Lecture series concludes examining poet’s “green spirituality”
By Paul Falardeau (Arts & Life Editor) – Email
The first round of this year’s university lecture series came to an end on the afternoon of March 16 with English professor Trevor Carolan speaking to a full audience in room B121 on UFV’s Abbotsford campus. The event focused on the idea of community and its changing meaning in the present day amidst prevalent news of war and disaster, both natural and man-made. To this end, Carolan centered his remarks on the life and work of noted Northwest eco-poet and generational sage Gary Snyder.
Carolan, a member of the faculty of English at UFV for ten years, emigrated from England with his family in 1957. Since his arrival, he has carved out a formidable resume on the west coast of Canada starting at the age of 17, when he filed dispatches for The Columbian newspaper from San Francisco’s Haight-Ashbury counter-culture scene. He hasn’t looked back from there; including extensive travel in Europe and Asia, he has put in time in municipal government, served as the first executive director for the Federation of BC Writers, and as Literary Coordinator for the 15th Olympic Winter Games Arts Festival in Calgary, published 16 books, and has worked as media advocate on behalf of international human rights, Pacific Coast watershed issues, and First Nations land claims. He holds a MA from Humboldt State in California and a PhD from Bond in Australia.

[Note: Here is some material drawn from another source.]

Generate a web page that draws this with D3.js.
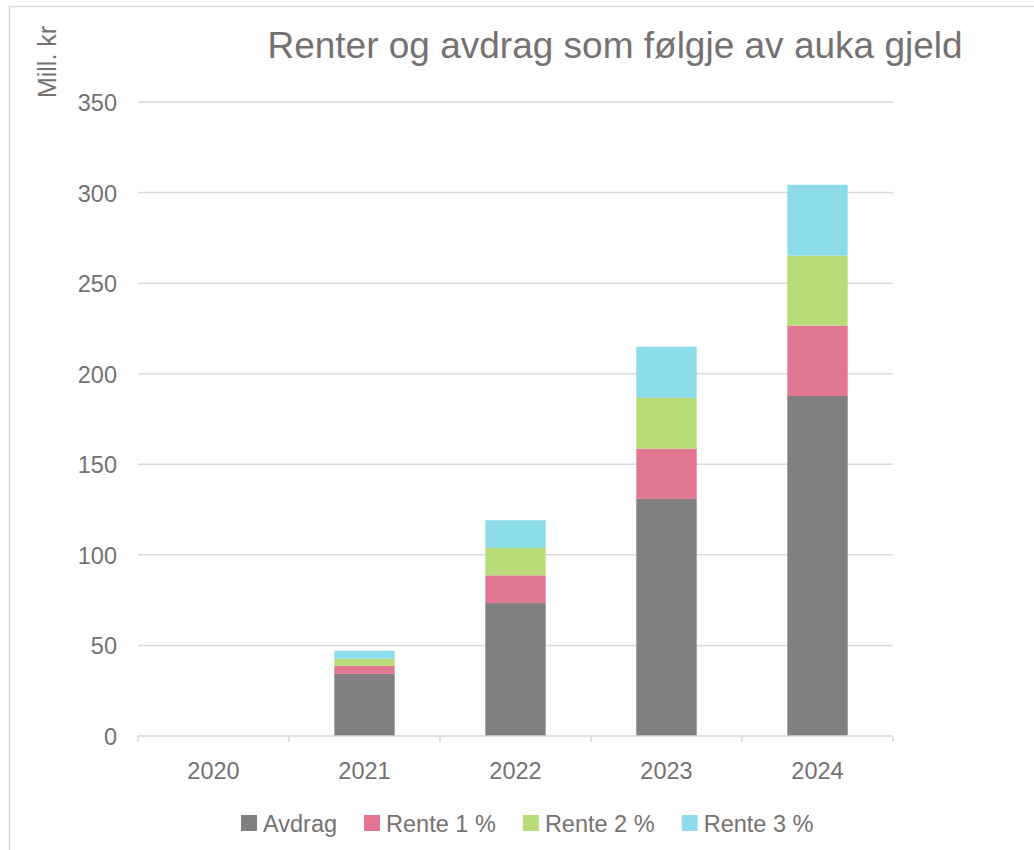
<!DOCTYPE html>
<html>
<head>
<meta charset="utf-8">
<script src="https://cdn.jsdelivr.net/npm/d3@7"></script>
<style>
body{margin:0;background:#fff;}
text{font-family:Arial,"Liberation Sans",sans-serif;fill:#767171;}
</style>
</head>
<body>
<svg id="chart" width="1034" height="850"></svg>
<script>
var years = ["2020","2021","2022","2023","2024"];
var seriesNames = ["Avdrag","Rente 1 %","Rente 2 %","Rente 3 %"];
var avdrag = [0, 34.3, 73.4, 130.9, 187.7];
var rente1 = [0, 4.4, 15.3, 27.7, 38.9];
var rente2 = [0, 4.0, 15.1, 28.1, 38.6];
var rente3 = [0, 4.4, 15.3, 28.2, 39.1];
var yTicks = [0, 50, 100, 150, 200, 250, 300, 350];
var colors = ["#808080","#e07690","#b8dc78","#8ddcea"];

var svg = d3.select("#chart");

/// outer frame
svg.append("rect").attr("x",9.5).attr("y",6.5).attr("width",1040).attr("height",860)
  .attr("fill","none").attr("stroke","#d9d9d9").attr("stroke-width",1.5);

var margin = {top: 102, left: 138, right: 141, bottom: 114};
var width = 1034 - margin.left - margin.right;
var height = 850 - margin.top - margin.bottom;

var g = svg.append("g").attr("transform","translate("+margin.left+","+margin.top+")");

var x = d3.scaleBand().domain(years).range([0,width]).paddingInner(0.6).paddingOuter(0.3);
var y = d3.scaleLinear().domain([0,350]).range([height,0]);

/// grid
g.append("g").selectAll("line").data(yTicks.slice(1)).join("line")
  .attr("x1",0).attr("x2",width)
  .attr("y1",d=>y(d)).attr("y2",d=>y(d))
  .attr("stroke","#d9d9d9").attr("stroke-width",1.5);

/// y labels
var yAxis = d3.axisLeft(y).tickValues(yTicks).tickSize(0).tickPadding(21);
g.append("g").call(yAxis)
  .call(a=>a.select(".domain").remove())
  .selectAll("text").style("font-size","23.5px").style("font-family","Arial,'Liberation Sans',sans-serif")
  .attr("fill","#767171").attr("dy","0.36em");

/// stacked data
var table = years.map(function(yr,i){
  return {year:yr, "Avdrag":avdrag[i], "Rente 1 %":rente1[i], "Rente 2 %":rente2[i], "Rente 3 %":rente3[i]};
});
var stack = d3.stack().keys(seriesNames)(table);

g.append("g").selectAll("g").data(stack).join("g")
  .attr("fill",(d,i)=>colors[i])
  .selectAll("rect").data(d=>d).join("rect")
  .attr("x",d=>x(d.data.year))
  .attr("width",x.bandwidth())
  .attr("y",d=>y(d[1]))
  .attr("height",d=>y(d[0])-y(d[1]));

/// x axis with category boundaries
var bounds = d3.range(years.length+1).map(i=>i*width/years.length);
var xa = g.append("g").attr("transform","translate(0,"+height+")");
xa.append("line").attr("x1",0).attr("x2",width).attr("stroke","#d9d9d9").attr("stroke-width",1.5);
xa.selectAll("line.tk").data(bounds).join("line").attr("class","tk")
  .attr("x1",d=>d).attr("x2",d=>d).attr("y1",0).attr("y2",6)
  .attr("stroke","#d9d9d9").attr("stroke-width",1.5);
xa.selectAll("text").data(years).join("text")
  .attr("x",d=>x(d)+x.bandwidth()/2).attr("y",43)
  .attr("text-anchor","middle").style("font-size","23.5px").text(d=>d);

/// title
svg.append("text").attr("x",615).attr("y",58).attr("text-anchor","middle")
  .style("font-size","37px").text("Renter og avdrag som følgje av auka gjeld");

/// y unit label
svg.append("text").attr("transform","translate(56,62) rotate(-90)")
  .attr("text-anchor","middle").style("font-size","25px").text("Mill. kr");

/// legend
var legend = svg.append("g");
var lx = 0;
var items = legend.selectAll("g").data(seriesNames).join("g");
items.append("rect").attr("width",16).attr("height",16).attr("y",-8).attr("fill",(d,i)=>colors[i]);
items.append("text").attr("x",22).attr("y",8.5).style("font-size","23.5px").text(d=>d);
items.each(function(){
  var w = this.getBBox().width;
  d3.select(this).attr("transform","translate("+lx+",0)");
  lx += w + 27;
});
legend.attr("transform","translate(241,823)");
</script>
</body>
</html>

Amongst these and others, perhaps the most notable of Carolan’s qualifications are his time spent under the tutelage of the Beat poets Allen Ginsberg and Gary Snyder. The latter of which is the subject of Carolan’s extensive essay “Ecosystems, Mandalas and Watersheds: The Dharma Citizenship of Gary Snyder,” found in the recent joint release from Anvil and UFV press, Making Waves: Reading BC and Pacific Northwest Literature. This essay formed the basis for the talk given to the UFV audience.

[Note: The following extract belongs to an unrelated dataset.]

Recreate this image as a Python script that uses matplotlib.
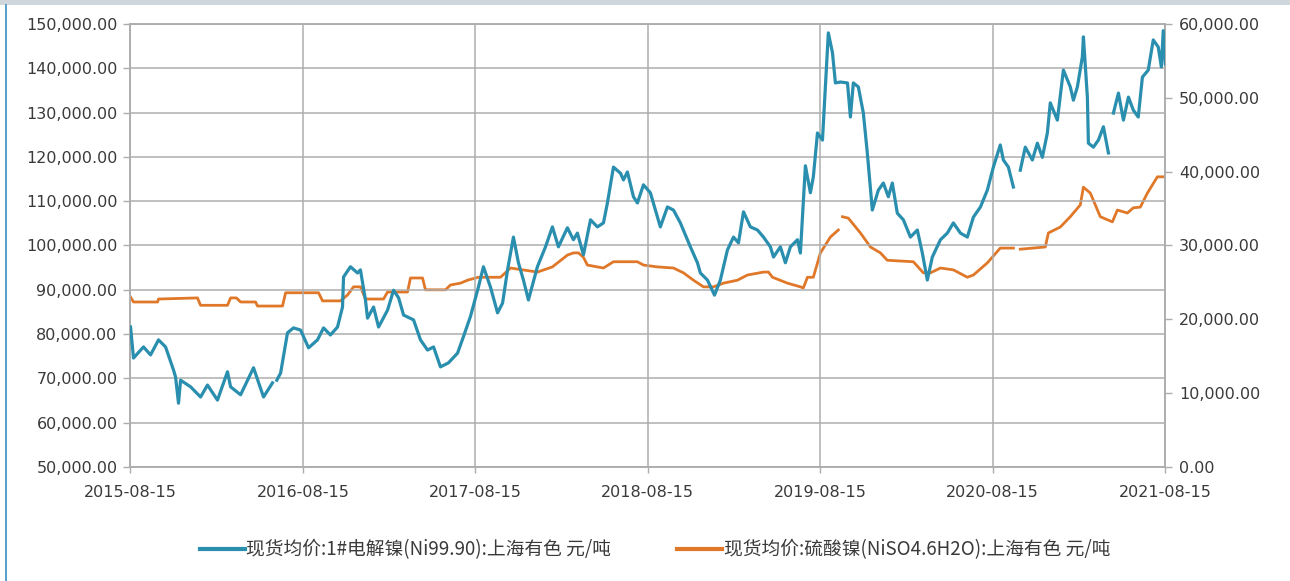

The first time Carolan encountered Snyder in person was at Hollyhock Institute in 1985, after he first researched Snyder’s poetry during his Master’s work. They have since corresponded and Carolan has written extensively on Snyder’s work. They have also collaborated on several critical interviews, one of which – “The Wild Mind of Gary Snyder” – appeared in Shambhala Sun magazine in l996, and is now a frequently cited source in Snyder research studies.
The well-attended lecture focused on how Gary Snyder continues to inform the heart of our contemporary ecological discourse. “With his emphasis on ecological stewardship,” Carolan states, “his ideas compel us toward a rethinking of what citizenship might mean in the global age.”

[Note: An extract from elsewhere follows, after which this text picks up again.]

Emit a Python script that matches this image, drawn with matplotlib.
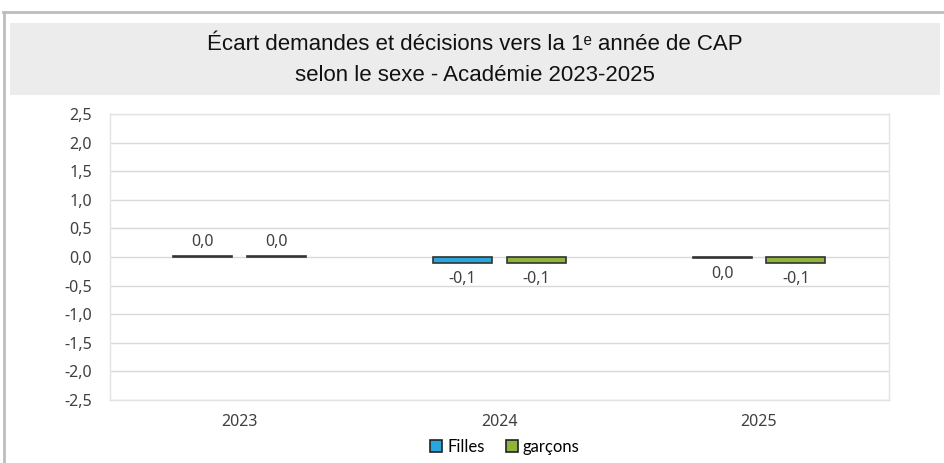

Snyder’s ideas come back to a relationship that sees the ‘inter-relatedness’ of humanity and the natural world, rather than an oppositional, dualistic world-view in which humans assume a position of dominance over nature. Throughout the speech, Carolan reminded the audience of Snyder’s terms “etiquette of freedom” and “a practice of the wild,” relating them to such practices as yoga, daily meditation, or prayer.
Furthermore, Carolan emphasized how Snyder’s “Turtle Island” view, named after his Pulitzer Prize winning poetry collection and the Native American myth from which it takes its name, brings us in contact with traditional, widely-held First Nations understandings of this continent of North America – of which we can all come appreciate ourselves as being truly inhabitants – not conquerors. Carolan summarizes this, saying, “The idea of fully inhabiting a place spiritually, economically, and compassionately in respect for other forms of animal, natural, and even non-sentient forms can be seen as an engaged form orf“bioregional” citizenship.”
“And one good way we can practice responsible stewardship” reflects Carolan, “is to engage in the sometimes tiresome, but necessary work of true community engagement in the day to day civic decision-making processes of our schools, air & water quality boards, local council government, environmental quality committees, and so on.” He went on to suggest a need for becoming self-organizing and self-disciplined, living a little more lightly and simply.
The fulcrum of Carolan’s lecture, and the true center of Snyder’s legacy, is the development of “Green Spirituality” among people of various world faiths. Concluding, Carolan said that “Through the influence of such ecological ideas, something close to an actual school of thought is developing here on the west coast, and we can imagine this as a new way of regarding what citizenship can, and perhaps needs to, be, in our evolving 21st century.”
Following the lecture, a lively Q & A session allowed audience members, including students, professors, and community members, to engage with the professor concerning his material. The lecture was the last in the current series, but administrative representatives assured the crowd that more were in the works to appease the popular demand this first round has generated.
Making Waves is available at the UFV Bookstore, at fine book retailers, and online from Anvil Press, and includes work from several professors, students and alumni of the University of the Fraser Valley.